## The task
Go through the entries below and print each one exactly, leaving out pictures.

(Charts and diagrams as code)
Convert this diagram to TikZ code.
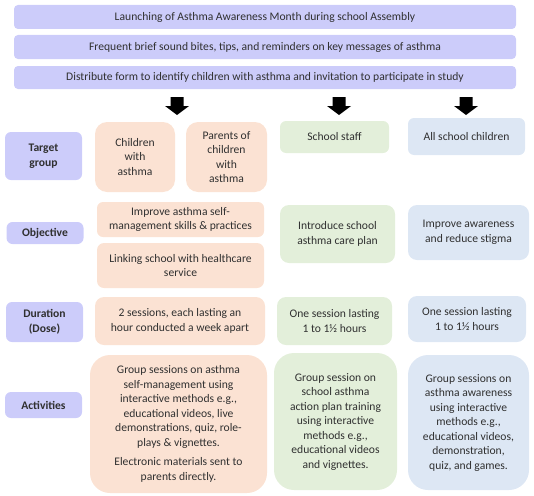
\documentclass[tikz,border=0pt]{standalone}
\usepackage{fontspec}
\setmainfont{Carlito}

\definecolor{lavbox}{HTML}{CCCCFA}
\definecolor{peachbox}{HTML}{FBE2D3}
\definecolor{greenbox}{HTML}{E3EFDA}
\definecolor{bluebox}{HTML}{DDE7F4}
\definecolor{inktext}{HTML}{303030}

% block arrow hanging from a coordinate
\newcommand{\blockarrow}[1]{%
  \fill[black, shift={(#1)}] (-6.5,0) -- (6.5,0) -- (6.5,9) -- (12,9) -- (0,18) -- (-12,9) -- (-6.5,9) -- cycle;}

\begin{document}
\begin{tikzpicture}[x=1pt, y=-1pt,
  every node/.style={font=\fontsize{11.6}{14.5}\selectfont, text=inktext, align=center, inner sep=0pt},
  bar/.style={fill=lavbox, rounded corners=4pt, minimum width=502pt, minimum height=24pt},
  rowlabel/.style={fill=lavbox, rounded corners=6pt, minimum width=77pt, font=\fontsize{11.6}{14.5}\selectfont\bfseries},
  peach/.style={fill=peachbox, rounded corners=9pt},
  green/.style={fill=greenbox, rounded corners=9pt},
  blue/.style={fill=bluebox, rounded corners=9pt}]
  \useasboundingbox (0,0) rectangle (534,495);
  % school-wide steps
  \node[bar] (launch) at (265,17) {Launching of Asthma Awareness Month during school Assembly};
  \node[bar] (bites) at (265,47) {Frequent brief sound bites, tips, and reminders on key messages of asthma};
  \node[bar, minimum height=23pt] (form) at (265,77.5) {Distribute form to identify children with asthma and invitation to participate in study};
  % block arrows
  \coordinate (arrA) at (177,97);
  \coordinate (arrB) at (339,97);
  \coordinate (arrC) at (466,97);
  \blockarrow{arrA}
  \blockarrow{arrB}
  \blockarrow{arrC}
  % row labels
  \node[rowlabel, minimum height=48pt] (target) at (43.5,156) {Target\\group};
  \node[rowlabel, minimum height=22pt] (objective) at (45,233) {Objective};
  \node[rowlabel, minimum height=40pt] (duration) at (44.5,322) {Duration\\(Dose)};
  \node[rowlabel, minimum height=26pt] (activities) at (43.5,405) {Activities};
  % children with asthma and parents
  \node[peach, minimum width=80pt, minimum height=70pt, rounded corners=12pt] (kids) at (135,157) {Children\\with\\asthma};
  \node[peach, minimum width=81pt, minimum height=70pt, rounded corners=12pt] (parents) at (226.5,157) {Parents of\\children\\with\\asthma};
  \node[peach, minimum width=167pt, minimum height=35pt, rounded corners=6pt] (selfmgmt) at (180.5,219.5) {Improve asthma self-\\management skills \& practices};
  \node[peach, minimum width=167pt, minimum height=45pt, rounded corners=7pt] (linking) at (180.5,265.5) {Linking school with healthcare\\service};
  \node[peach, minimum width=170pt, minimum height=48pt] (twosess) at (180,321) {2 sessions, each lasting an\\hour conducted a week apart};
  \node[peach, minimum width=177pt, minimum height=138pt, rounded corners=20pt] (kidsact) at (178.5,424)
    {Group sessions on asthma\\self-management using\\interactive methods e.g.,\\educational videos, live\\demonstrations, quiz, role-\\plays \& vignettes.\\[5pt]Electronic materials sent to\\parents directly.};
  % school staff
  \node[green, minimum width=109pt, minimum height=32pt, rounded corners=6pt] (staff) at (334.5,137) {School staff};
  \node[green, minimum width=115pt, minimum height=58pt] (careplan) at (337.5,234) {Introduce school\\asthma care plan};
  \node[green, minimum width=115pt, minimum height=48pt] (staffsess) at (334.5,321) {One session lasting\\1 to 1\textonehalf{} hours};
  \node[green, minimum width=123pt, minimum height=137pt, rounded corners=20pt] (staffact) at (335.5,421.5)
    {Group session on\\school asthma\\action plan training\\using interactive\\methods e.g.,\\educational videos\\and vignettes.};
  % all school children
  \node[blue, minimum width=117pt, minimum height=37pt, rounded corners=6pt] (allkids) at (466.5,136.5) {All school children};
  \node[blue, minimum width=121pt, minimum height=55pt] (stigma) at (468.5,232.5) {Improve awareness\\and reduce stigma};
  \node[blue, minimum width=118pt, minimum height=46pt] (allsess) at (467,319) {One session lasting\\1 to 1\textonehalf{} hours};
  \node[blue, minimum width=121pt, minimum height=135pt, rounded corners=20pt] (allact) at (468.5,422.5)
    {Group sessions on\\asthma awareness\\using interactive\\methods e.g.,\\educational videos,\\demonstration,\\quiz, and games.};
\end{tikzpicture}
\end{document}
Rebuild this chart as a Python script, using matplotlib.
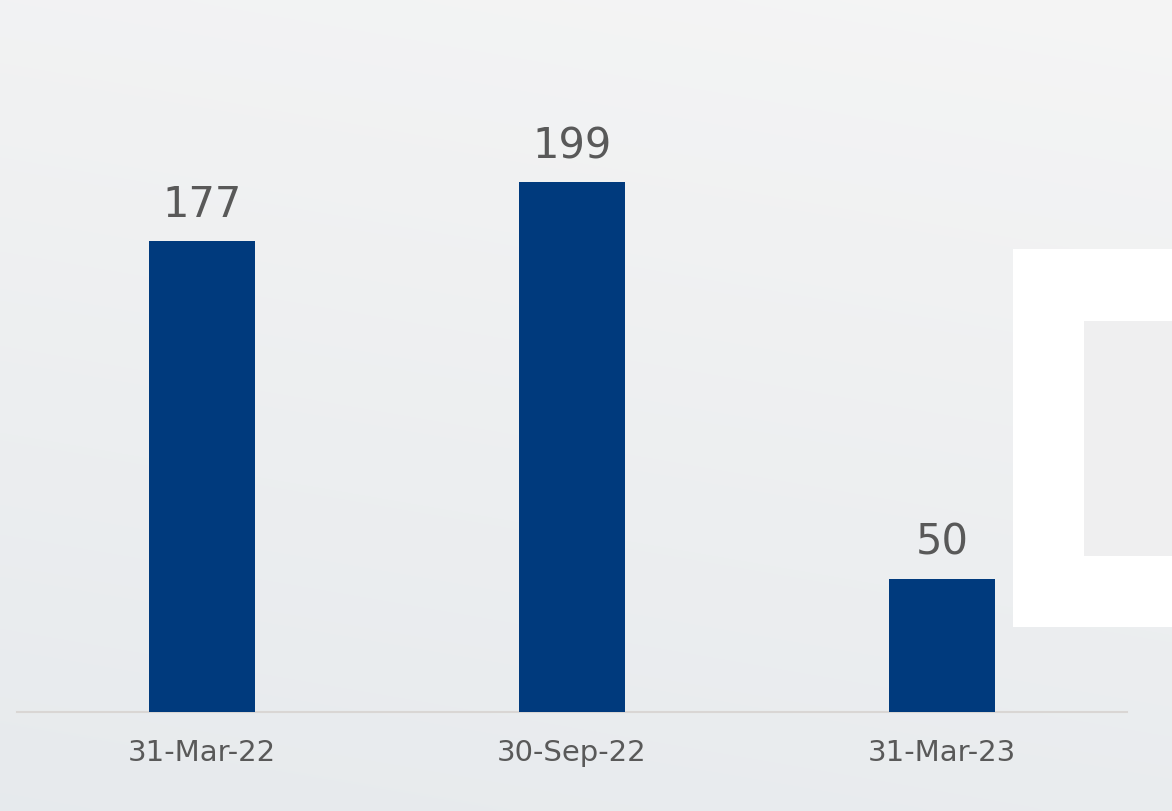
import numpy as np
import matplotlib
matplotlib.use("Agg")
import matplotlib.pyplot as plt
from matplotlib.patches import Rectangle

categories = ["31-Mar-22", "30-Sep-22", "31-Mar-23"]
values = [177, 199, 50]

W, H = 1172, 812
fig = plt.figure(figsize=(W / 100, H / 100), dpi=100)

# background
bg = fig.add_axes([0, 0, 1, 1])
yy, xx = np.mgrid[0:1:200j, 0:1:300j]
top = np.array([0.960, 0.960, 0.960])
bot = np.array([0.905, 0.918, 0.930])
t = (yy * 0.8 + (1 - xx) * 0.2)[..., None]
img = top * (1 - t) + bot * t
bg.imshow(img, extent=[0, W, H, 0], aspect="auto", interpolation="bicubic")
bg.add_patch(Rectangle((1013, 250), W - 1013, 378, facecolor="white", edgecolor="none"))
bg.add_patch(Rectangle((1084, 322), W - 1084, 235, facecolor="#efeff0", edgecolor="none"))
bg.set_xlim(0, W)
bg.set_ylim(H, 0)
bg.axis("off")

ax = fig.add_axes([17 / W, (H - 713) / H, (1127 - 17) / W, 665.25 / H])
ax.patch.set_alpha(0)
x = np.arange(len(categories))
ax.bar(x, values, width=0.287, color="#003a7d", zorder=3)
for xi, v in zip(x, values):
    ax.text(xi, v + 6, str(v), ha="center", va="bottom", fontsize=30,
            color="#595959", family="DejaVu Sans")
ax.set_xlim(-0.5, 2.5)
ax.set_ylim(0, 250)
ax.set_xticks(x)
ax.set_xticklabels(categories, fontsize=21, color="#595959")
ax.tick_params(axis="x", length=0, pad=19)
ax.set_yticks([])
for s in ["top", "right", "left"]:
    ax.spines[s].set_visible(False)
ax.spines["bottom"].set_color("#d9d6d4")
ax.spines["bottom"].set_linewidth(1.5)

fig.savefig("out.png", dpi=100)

## Solution
Convert this diagram to TikZ code.
\documentclass[tikz,border=0pt]{standalone}
\usepackage{fontspec}
\setmainfont{Carlito}

\definecolor{lavbox}{HTML}{CCCCFA}
\definecolor{peachbox}{HTML}{FBE2D3}
\definecolor{greenbox}{HTML}{E3EFDA}
\definecolor{bluebox}{HTML}{DDE7F4}
\definecolor{inktext}{HTML}{303030}

% block arrow hanging from a coordinate
\newcommand{\blockarrow}[1]{%
  \fill[black, shift={(#1)}] (-6.5,0) -- (6.5,0) -- (6.5,9) -- (12,9) -- (0,18) -- (-12,9) -- (-6.5,9) -- cycle;}

\begin{document}
\begin{tikzpicture}[x=1pt, y=-1pt,
  every node/.style={font=\fontsize{11.6}{14.5}\selectfont, text=inktext, align=center, inner sep=0pt},
  bar/.style={fill=lavbox, rounded corners=4pt, minimum width=502pt, minimum height=24pt},
  rowlabel/.style={fill=lavbox, rounded corners=6pt, minimum width=77pt, font=\fontsize{11.6}{14.5}\selectfont\bfseries},
  peach/.style={fill=peachbox, rounded corners=9pt},
  green/.style={fill=greenbox, rounded corners=9pt},
  blue/.style={fill=bluebox, rounded corners=9pt}]
  \useasboundingbox (0,0) rectangle (534,495);
  % school-wide steps
  \node[bar] (launch) at (265,17) {Launching of Asthma Awareness Month during school Assembly};
  \node[bar] (bites) at (265,47) {Frequent brief sound bites, tips, and reminders on key messages of asthma};
  \node[bar, minimum height=23pt] (form) at (265,77.5) {Distribute form to identify children with asthma and invitation to participate in study};
  % block arrows
  \coordinate (arrA) at (177,97);
  \coordinate (arrB) at (339,97);
  \coordinate (arrC) at (466,97);
  \blockarrow{arrA}
  \blockarrow{arrB}
  \blockarrow{arrC}
  % row labels
  \node[rowlabel, minimum height=48pt] (target) at (43.5,156) {Target\\group};
  \node[rowlabel, minimum height=22pt] (objective) at (45,233) {Objective};
  \node[rowlabel, minimum height=40pt] (duration) at (44.5,322) {Duration\\(Dose)};
  \node[rowlabel, minimum height=26pt] (activities) at (43.5,405) {Activities};
  % children with asthma and parents
  \node[peach, minimum width=80pt, minimum height=70pt, rounded corners=12pt] (kids) at (135,157) {Children\\with\\asthma};
  \node[peach, minimum width=81pt, minimum height=70pt, rounded corners=12pt] (parents) at (226.5,157) {Parents of\\children\\with\\asthma};
  \node[peach, minimum width=167pt, minimum height=35pt, rounded corners=6pt] (selfmgmt) at (180.5,219.5) {Improve asthma self-\\management skills \& practices};
  \node[peach, minimum width=167pt, minimum height=45pt, rounded corners=7pt] (linking) at (180.5,265.5) {Linking school with healthcare\\service};
  \node[peach, minimum width=170pt, minimum height=48pt] (twosess) at (180,321) {2 sessions, each lasting an\\hour conducted a week apart};
  \node[peach, minimum width=177pt, minimum height=138pt, rounded corners=20pt] (kidsact) at (178.5,424)
    {Group sessions on asthma\\self-management using\\interactive methods e.g.,\\educational videos, live\\demonstrations, quiz, role-\\plays \& vignettes.\\[5pt]Electronic materials sent to\\parents directly.};
  % school staff
  \node[green, minimum width=109pt, minimum height=32pt, rounded corners=6pt] (staff) at (334.5,137) {School staff};
  \node[green, minimum width=115pt, minimum height=58pt] (careplan) at (337.5,234) {Introduce school\\asthma care plan};
  \node[green, minimum width=115pt, minimum height=48pt] (staffsess) at (334.5,321) {One session lasting\\1 to 1\textonehalf{} hours};
  \node[green, minimum width=123pt, minimum height=137pt, rounded corners=20pt] (staffact) at (335.5,421.5)
    {Group session on\\school asthma\\action plan training\\using interactive\\methods e.g.,\\educational videos\\and vignettes.};
  % all school children
  \node[blue, minimum width=117pt, minimum height=37pt, rounded corners=6pt] (allkids) at (466.5,136.5) {All school children};
  \node[blue, minimum width=121pt, minimum height=55pt] (stigma) at (468.5,232.5) {Improve awareness\\and reduce stigma};
  \node[blue, minimum width=118pt, minimum height=46pt] (allsess) at (467,319) {One session lasting\\1 to 1\textonehalf{} hours};
  \node[blue, minimum width=121pt, minimum height=135pt, rounded corners=20pt] (allact) at (468.5,422.5)
    {Group sessions on\\asthma awareness\\using interactive\\methods e.g.,\\educational videos,\\demonstration,\\quiz, and games.};
\end{tikzpicture}
\end{document}
Rebuild this chart as a Python script, using matplotlib.
import numpy as np
import matplotlib
matplotlib.use("Agg")
import matplotlib.pyplot as plt
from matplotlib.patches import Rectangle

categories = ["31-Mar-22", "30-Sep-22", "31-Mar-23"]
values = [177, 199, 50]

W, H = 1172, 812
fig = plt.figure(figsize=(W / 100, H / 100), dpi=100)

# background
bg = fig.add_axes([0, 0, 1, 1])
yy, xx = np.mgrid[0:1:200j, 0:1:300j]
top = np.array([0.960, 0.960, 0.960])
bot = np.array([0.905, 0.918, 0.930])
t = (yy * 0.8 + (1 - xx) * 0.2)[..., None]
img = top * (1 - t) + bot * t
bg.imshow(img, extent=[0, W, H, 0], aspect="auto", interpolation="bicubic")
bg.add_patch(Rectangle((1013, 250), W - 1013, 378, facecolor="white", edgecolor="none"))
bg.add_patch(Rectangle((1084, 322), W - 1084, 235, facecolor="#efeff0", edgecolor="none"))
bg.set_xlim(0, W)
bg.set_ylim(H, 0)
bg.axis("off")

ax = fig.add_axes([17 / W, (H - 713) / H, (1127 - 17) / W, 665.25 / H])
ax.patch.set_alpha(0)
x = np.arange(len(categories))
ax.bar(x, values, width=0.287, color="#003a7d", zorder=3)
for xi, v in zip(x, values):
    ax.text(xi, v + 6, str(v), ha="center", va="bottom", fontsize=30,
            color="#595959", family="DejaVu Sans")
ax.set_xlim(-0.5, 2.5)
ax.set_ylim(0, 250)
ax.set_xticks(x)
ax.set_xticklabels(categories, fontsize=21, color="#595959")
ax.tick_params(axis="x", length=0, pad=19)
ax.set_yticks([])
for s in ["top", "right", "left"]:
    ax.spines[s].set_visible(False)
ax.spines["bottom"].set_color("#d9d6d4")
ax.spines["bottom"].set_linewidth(1.5)

fig.savefig("out.png", dpi=100)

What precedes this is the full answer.